From: Tabloid Watch
In July 2010, the Mail and Sun apologised and paid damages to Parameswaran Subramanyam, a Tamil who they accused of secretly eating hamburgers while claiming to be on hunger strike.
The Leveson Inquiry has now published a witness statement from Magnus Boyd, the solicitor who represented Subramanyam. He focuses on the Daily Mail’s article and says:
The Article, which in its original hard copy form also carried a photograph of Scotland Yard, stated that the source of the allegation was the police and contained the following words:
“Scotland Yard surveillance teams using specialist monitoring equipment had watched in disbelief as he tucked into clandestine deliveries.
“A police insider said: ‘In view of the overtime bill this has got to be the most expensive Bie Mac ever. ’
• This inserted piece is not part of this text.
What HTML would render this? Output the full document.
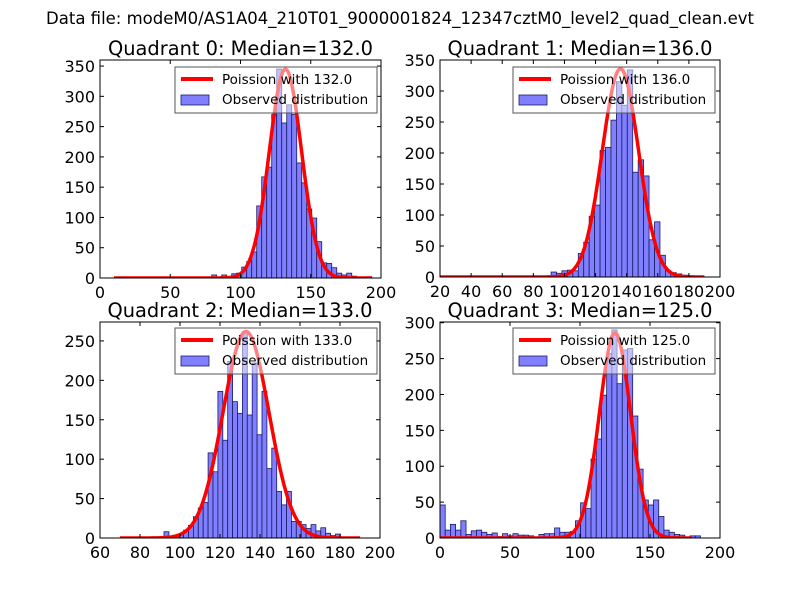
<!DOCTYPE html>
<html><head><meta charset="utf-8"><style>
body{margin:0;background:#fff;}
svg text{font-family:"DejaVu Sans","Liberation Sans",sans-serif;}
</style></head><body>
<svg id="c" width="800" height="600" xmlns="http://www.w3.org/2000/svg">
<text x="400" y="24" font-size="16.5" text-anchor="middle">Data file: modeM0/AS1A04_210T01_9000001824_12347cztM0_level2_quad_clean.evt</text>
</svg>
<script>
// Quadrant 0
const q0Start = 79.5, q0Width = 3.56;
const q0Counts = [5,0,5,0,7,8,18,27,43,119,167,183,270,345,256,286,270,190,157,114,99,60,25,24,17,8,5,8,3,0,0,2];
const q0Median = 132, q0Peak = 345;
const q0XTicks = [0,50,100,150,200], q0YTicks = [0,50,100,150,200,250,300,350];
// Quadrant 1
const q1Start = 91.4, q1Width = 3.5;
const q1Counts = [8,6,10,11,10,38,56,98,116,204,209,253,315,277,334,169,189,163,60,89,35,10,7,5,3];
const q1Median = 136, q1Peak = 336;
const q1XTicks = [20,40,60,80,100,120,140,160,180,200], q1YTicks = [0,50,100,150,200,250,300,350];
// Quadrant 2
const q2Start = 92, q2Width = 2.45;
const q2Counts = [8,0,0,4,10,16,27,38,45,108,84,186,124,224,173,158,262,156,222,131,186,88,114,59,42,59,21,21,17,12,17,9,13,6,3,5];
const q2Median = 133, q2Peak = 262;
const q2XTicks = [60,80,100,120,140,160,180,200], q2YTicks = [0,50,100,150,200,250];
// Quadrant 3
const q3Start = 0, q3Width = 3.72;
const q3Counts = [46,11,19,11,24,5,10,11,8,5,7,2,6,3,6,4,4,3,0,5,6,6,14,8,8,9,24,49,41,110,138,199,257,290,215,262,264,170,96,53,46,53,30,11,8,5,4,1,3,3];
const q3Median = 125, q3Peak = 286;
const q3XTicks = [0,50,100,150,200], q3YTicks = [0,50,100,150,200,250,300];

const NS = "http://www.w3.org/2000/svg";
const svg = document.getElementById('c');
function mk(tag, attrs, parent){
  const e = document.createElementNS(NS, tag);
  for (const k in attrs) e.setAttribute(k, attrs[k]);
  (parent||svg).appendChild(e); return e;
}
const panels = [
  {q:0, L:100, T:60, W:281, H:218, xmin:0, xmax:200, ymax:360, start:q0Start, w:q0Width, counts:q0Counts, med:q0Median, peak:q0Peak, xt:q0XTicks, yt:q0YTicks, c0:10, c1:193, legX:175, legY:67},
  {q:1, L:440, T:60, W:280, H:217, xmin:20, xmax:200, ymax:350, start:q1Start, w:q1Width, counts:q1Counts, med:q1Median, peak:q1Peak, xt:q1XTicks, yt:q1YTicks, c0:20, c1:190, legX:513, legY:67},
  {q:2, L:100, T:322, W:280, H:216, xmin:60, xmax:200, ymax:274, start:q2Start, w:q2Width, counts:q2Counts, med:q2Median, peak:q2Peak, xt:q2XTicks, yt:q2YTicks, c0:70, c1:190, legX:175, legY:328},
  {q:3, L:440, T:322, W:280, H:216, xmin:0, xmax:200, ymax:301, start:q3Start, w:q3Width, counts:q3Counts, med:q3Median, peak:q3Peak, xt:q3XTicks, yt:q3YTicks, c0:0, c1:180, legX:513, legY:328}
];
panels.forEach(p => {
  const g = mk('g', {});
  
  
  const sx = v => p.L + (v - p.xmin) / (p.xmax - p.xmin) * p.W;
  const sy = v => p.T + p.H - v / p.ymax * p.H;
  const clipId = 'clip' + p.q;
  const cp = mk('clipPath', {id: clipId}, g);
  mk('rect', {x:p.L, y:p.T, width:p.W, height:p.H}, cp);
  const plot = mk('g', {'clip-path':'url(#'+clipId+')'}, g);
  p.counts.forEach((c, i) => {
    if (c <= 0) return;
    const x0 = sx(p.start + i * p.w), x1 = sx(p.start + (i + 1) * p.w);
    const r = mk('rect', {x:x0, y:sy(c), width:x1 - x0, height:sy(0) - sy(c), fill:'#8080ff', stroke:'#1a1a66', 'stroke-width':0.8}, plot);
    
    
  });
  let d = '';
  for (let x = p.c0; x <= p.c1; x += 1) {
    const v = p.peak * Math.exp(-Math.pow(x - p.med, 2) / (2 * p.med));
    d += (d ? 'L' : 'M') + sx(x).toFixed(1) + ',' + sy(v).toFixed(1);
  }
  const ln = mk('path', {d:d, fill:'none', stroke:'#ff0000', 'stroke-width':3.5, 'stroke-linejoin':'round'}, plot);
  
  
  const fr = mk('rect', {x:p.L, y:p.T, width:p.W, height:p.H, fill:'none', stroke:'#000', 'stroke-width':1}, g);
  
  
  p.xt.forEach(t => {
    const x = sx(t);
    mk('line', {x1:x, x2:x, y1:p.T + p.H, y2:p.T + p.H - 4, stroke:'#000'}, g);
    mk('line', {x1:x, x2:x, y1:p.T, y2:p.T + 4, stroke:'#000'}, g);
    const tx = mk('text', {x:x, y:p.T + p.H + 20, 'font-size':16, 'text-anchor':'middle'}, g);
    tx.textContent = t;
    
    
  });
  p.yt.forEach(t => {
    const y = sy(t);
    mk('line', {x1:p.L, x2:p.L + 4, y1:y, y2:y, stroke:'#000'}, g);
    mk('line', {x1:p.L + p.W, x2:p.L + p.W - 4, y1:y, y2:y, stroke:'#000'}, g);
    const tx = mk('text', {x:p.L - 5, y:y + 6, 'font-size':16, 'text-anchor':'end'}, g);
    tx.textContent = t;
    
    
  });
  const ti = mk('text', {x:p.L + p.W / 2, y:p.T - 5, 'font-size':19.4, 'text-anchor':'middle'}, g);
  ti.textContent = 'Quadrant ' + p.q + ': Median=' + p.med.toFixed(1);
  
  
  const lg = mk('g', {}, g);
  
  
  mk('rect', {x:p.legX, y:p.legY, width:202, height:46, fill:'#fff', 'fill-opacity':0.5, stroke:'#555', 'stroke-width':1}, lg);
  mk('line', {x1:p.legX + 6, x2:p.legX + 38, y1:p.legY + 12, y2:p.legY + 12, stroke:'#ff0000', 'stroke-width':4}, lg);
  const t1 = mk('text', {x:p.legX + 47, y:p.legY + 17, 'font-size':13.5}, lg);
  t1.textContent = 'Poission with ' + p.med.toFixed(1);
  
  
  mk('rect', {x:p.legX + 6, y:p.legY + 28, width:28, height:10, fill:'#8080ff', stroke:'#1a1a66', 'stroke-width':0.8}, lg);
  const t2 = mk('text', {x:p.legX + 47, y:p.legY + 37, 'font-size':13.5}, lg);
  t2.textContent = 'Observed distribution';
  
  
});
</script>
</body></html>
“Scotland Yard made no official comment but senior sources said police decided against dragging the bogus hunger striker out of his tent for fear it would start a riot.
“’One source said: ‘This was such a sensitive operation that it was felt officers could inflame the situation if we brought the strike and demonstration to a premature end..”
Boyd then explains what happens when they looked into the story:
Following publication of the Article, Michelle Riondel, the solicitor then instructed by Mr Subramanyam, spoke to the Metropolitan Police Superintendent who was in charge of the operation who confirmed that:
– there was no police surveillance team assigned to watch him;
– there was no use of ‘specialist monitoring equipment’;
– the police had no ‘evidence’ of the allegations made in the Article;
– he was not aware of any police decision ‘against dragging the bogus hunger striker out of his tent’ or ‘that it was felt officers could inflame the situation if [they] brought the hunger strike and demonstration to a premature end’.
Neither I nor my client know how the statements in the Article quoted above at paragraph 2 found their way into the Article. As a matter of logic there are only two possibilities which are either that:
i. a police source simply made up these allegations and communicated them to The Daily Mail; or
ii. The Daily Mail made up the police sources.
If i) happened then The Daily Mail must have been so confident in its police source so as not to consider it necessary to request the footage in order to verify it. Had The Daily Mail done so, it would have become clear that none existed.
If ii) happened (and the newspaper invented police sources for an article being published to the nation at large both in hard copy and on-line) then that would seem to indicate that the newspaper was sufficiently confident in the strength of its relationship with the police not to fear repercussions from the police for falsely presenting them as the source and/or that the newspaper thought that Mr Subramanyam would not have the means and wherewithal to sue.